Würzburg


Top: Würzburg 1500s. Middle: Würzburg Castle 1500s. Bottom: Würzburg 1900


One night, Würzburg would be gone forever. The attack came at approximately 9:30 PM on the night of March 16, 1945, less than two months before World War Two would end, when Germany’s defeat was clearly imminent. At around 9:30 PM on that March evening, 236 planes filled the sky over ancient and honorable Würzburg. Another 280 were heading out to further destroy another benign, centuries-old city of great beauty: Nürnberg.

According to the official statistics between 360,000 to 380,000 incendiary bombs were dropped in three waves, with 180 to 220 high-explosives bombs weighing 500 kg each. Würzburg was an inferno with 1,000 to 2,000 degree Celsius heat by midnight. The intensity of the heat and fire destroyed what bombs could not. People ran from their overheating cellars to the Main river, screaming and praying for help. The death count at the time was about 5,000 civilians.

Over 3,700 of the casualties were women and children, most of them painfully burned to death.
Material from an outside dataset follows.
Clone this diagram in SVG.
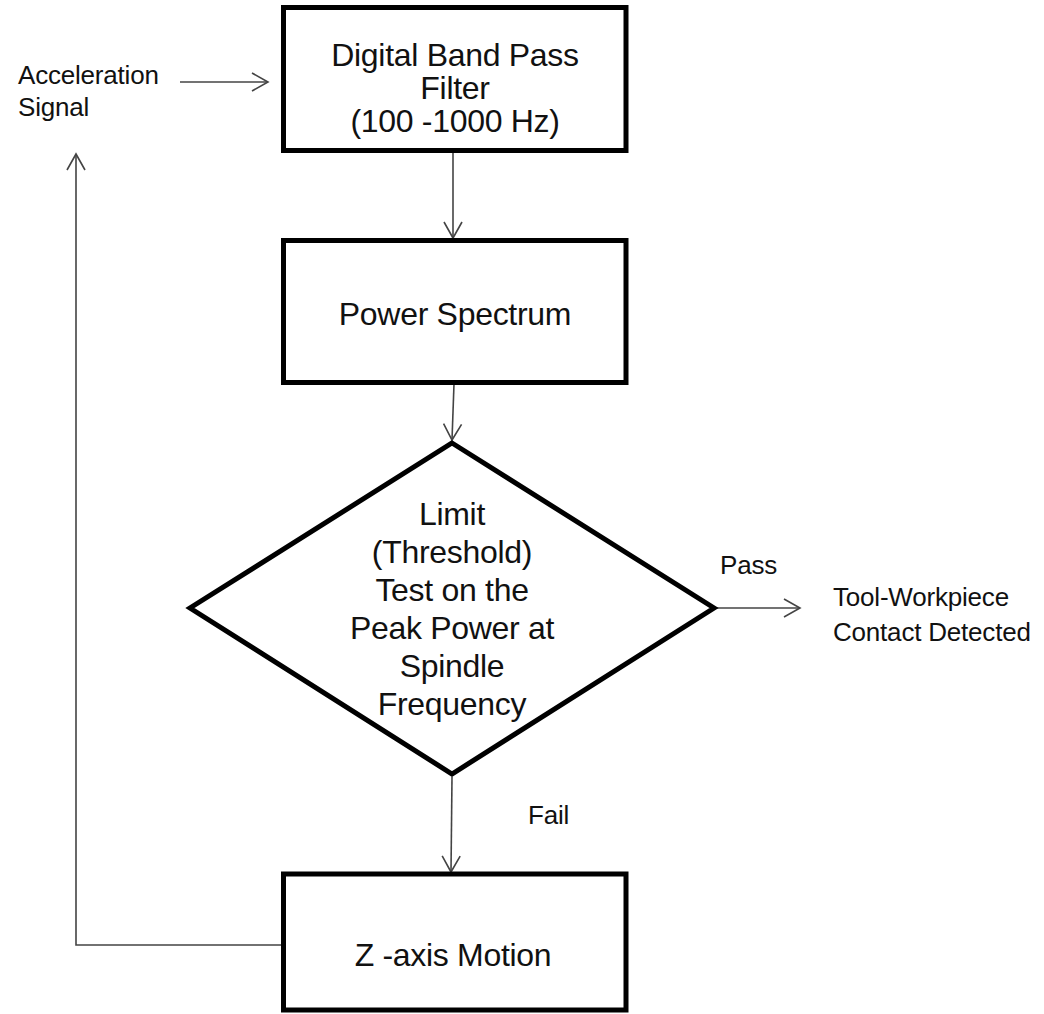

Four fifths of the living space was destroyed and 35 churches and almost all public buildings and cultural memorials were absolutely ruined. The city was transformed from a magnificent mecca of culture and art into two and a half million cubic meters of rubble, ashes and burnt flesh. In 1939, Wurzburg had a population of 112,997. By 1950, it was reduced to 86,564. There were no priority factories and no armaments in Wurzburg.

The crews had been told that it was an “important center of communication” yet the vast majority of bombs dropped were incendiaries with diabolical time delays dropped on residential areas.